Source excerpt =
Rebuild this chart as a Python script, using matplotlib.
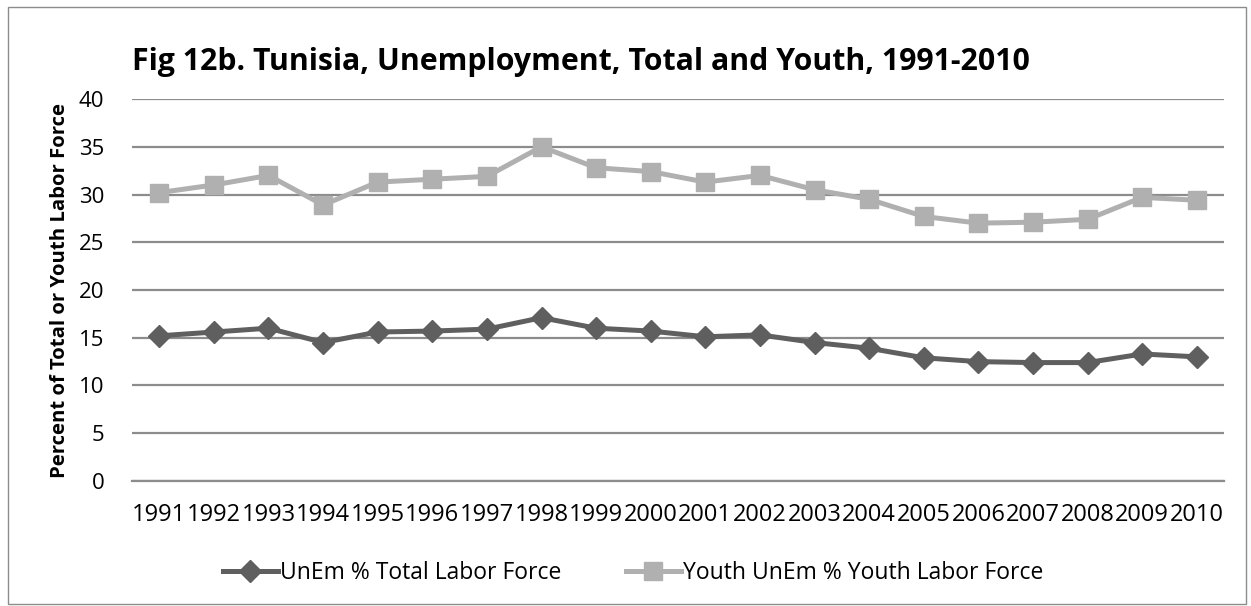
import matplotlib
matplotlib.use("Agg")
import matplotlib.pyplot as plt
from matplotlib.patches import Rectangle

years = [str(y) for y in range(1991, 2011)]
total_unem = [15.2, 15.6, 16.0, 14.5, 15.6, 15.7, 15.9, 17.1, 16.0, 15.7,
              15.1, 15.3, 14.5, 13.9, 12.9, 12.5, 12.4, 12.4, 13.3, 13.0]
youth_unem = [30.2, 31.0, 32.0, 28.9, 31.3, 31.6, 31.9, 35.0, 32.8, 32.4,
              31.3, 32.0, 30.5, 29.5, 27.7, 27.0, 27.1, 27.4, 29.7, 29.4]

plt.rcParams["font.family"] = ["Open Sans", "DejaVu Sans"]

fig = plt.figure(figsize=(12.51, 6.06), dpi=100)
ax = fig.add_axes([0.1055, 0.2063, 0.873, 0.6303])

x = list(range(len(years)))
ax.plot(x, total_unem, color="#5f5f5f", linewidth=3.6, marker="D",
        markersize=11, label="UnEm % Total Labor Force")
ax.plot(x, youth_unem, color="#b0b0b0", linewidth=3.6, marker="s",
        markersize=13, label="Youth UnEm % Youth Labor Force")

ax.set_xlim(-0.5, len(years) - 0.5)
ax.set_ylim(0, 40)
ax.set_yticks(range(0, 41, 5))
ax.set_xticks(x)
ax.set_xticklabels(years)
ax.tick_params(axis="x", length=0, labelsize=17, pad=16)
ax.tick_params(axis="y", length=0, labelsize=16, pad=20)
ax.grid(axis="y", color="#8c8c8c", linewidth=1.6)
ax.set_axisbelow(True)
for s in ["top", "right", "left"]:
    ax.spines[s].set_visible(False)
ax.spines["bottom"].set_color("#8c8c8c")
ax.spines["bottom"].set_linewidth(1.6)

ax.set_ylabel("Percent of Total or Youth Labor Force", fontsize=14.6,
              fontweight="bold", labelpad=6)
fig.text(0.464, 0.898, "Fig 12b. Tunisia, Unemployment, Total and Youth, 1991-2010",
         ha="center", va="center", fontsize=21.8, fontweight="bold")

fig.legend(loc="center", bbox_to_anchor=(0.506, 0.054), ncol=2, frameon=False,
           fontsize=16.5, handlelength=2.4, handletextpad=0.1, columnspacing=2.8)

fig.patches.append(Rectangle((0.006, 0.003), 0.99, 0.985, transform=fig.transFigure,
                             fill=False, edgecolor="#8c8c8c", linewidth=1))

plt.savefig("out.png", dpi=100)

What to produce = Copy out the whole listing exactly, and don't carry over any pictures.

Completed exercise =
Rebuild this chart as a Python script, using matplotlib.
import matplotlib
matplotlib.use("Agg")
import matplotlib.pyplot as plt
from matplotlib.patches import Rectangle

years = [str(y) for y in range(1991, 2011)]
total_unem = [15.2, 15.6, 16.0, 14.5, 15.6, 15.7, 15.9, 17.1, 16.0, 15.7,
              15.1, 15.3, 14.5, 13.9, 12.9, 12.5, 12.4, 12.4, 13.3, 13.0]
youth_unem = [30.2, 31.0, 32.0, 28.9, 31.3, 31.6, 31.9, 35.0, 32.8, 32.4,
              31.3, 32.0, 30.5, 29.5, 27.7, 27.0, 27.1, 27.4, 29.7, 29.4]

plt.rcParams["font.family"] = ["Open Sans", "DejaVu Sans"]

fig = plt.figure(figsize=(12.51, 6.06), dpi=100)
ax = fig.add_axes([0.1055, 0.2063, 0.873, 0.6303])

x = list(range(len(years)))
ax.plot(x, total_unem, color="#5f5f5f", linewidth=3.6, marker="D",
        markersize=11, label="UnEm % Total Labor Force")
ax.plot(x, youth_unem, color="#b0b0b0", linewidth=3.6, marker="s",
        markersize=13, label="Youth UnEm % Youth Labor Force")

ax.set_xlim(-0.5, len(years) - 0.5)
ax.set_ylim(0, 40)
ax.set_yticks(range(0, 41, 5))
ax.set_xticks(x)
ax.set_xticklabels(years)
ax.tick_params(axis="x", length=0, labelsize=17, pad=16)
ax.tick_params(axis="y", length=0, labelsize=16, pad=20)
ax.grid(axis="y", color="#8c8c8c", linewidth=1.6)
ax.set_axisbelow(True)
for s in ["top", "right", "left"]:
    ax.spines[s].set_visible(False)
ax.spines["bottom"].set_color("#8c8c8c")
ax.spines["bottom"].set_linewidth(1.6)

ax.set_ylabel("Percent of Total or Youth Labor Force", fontsize=14.6,
              fontweight="bold", labelpad=6)
fig.text(0.464, 0.898, "Fig 12b. Tunisia, Unemployment, Total and Youth, 1991-2010",
         ha="center", va="center", fontsize=21.8, fontweight="bold")

fig.legend(loc="center", bbox_to_anchor=(0.506, 0.054), ncol=2, frameon=False,
           fontsize=16.5, handlelength=2.4, handletextpad=0.1, columnspacing=2.8)

fig.patches.append(Rectangle((0.006, 0.003), 0.99, 0.985, transform=fig.transFigure,
                             fill=False, edgecolor="#8c8c8c", linewidth=1))

plt.savefig("out.png", dpi=100)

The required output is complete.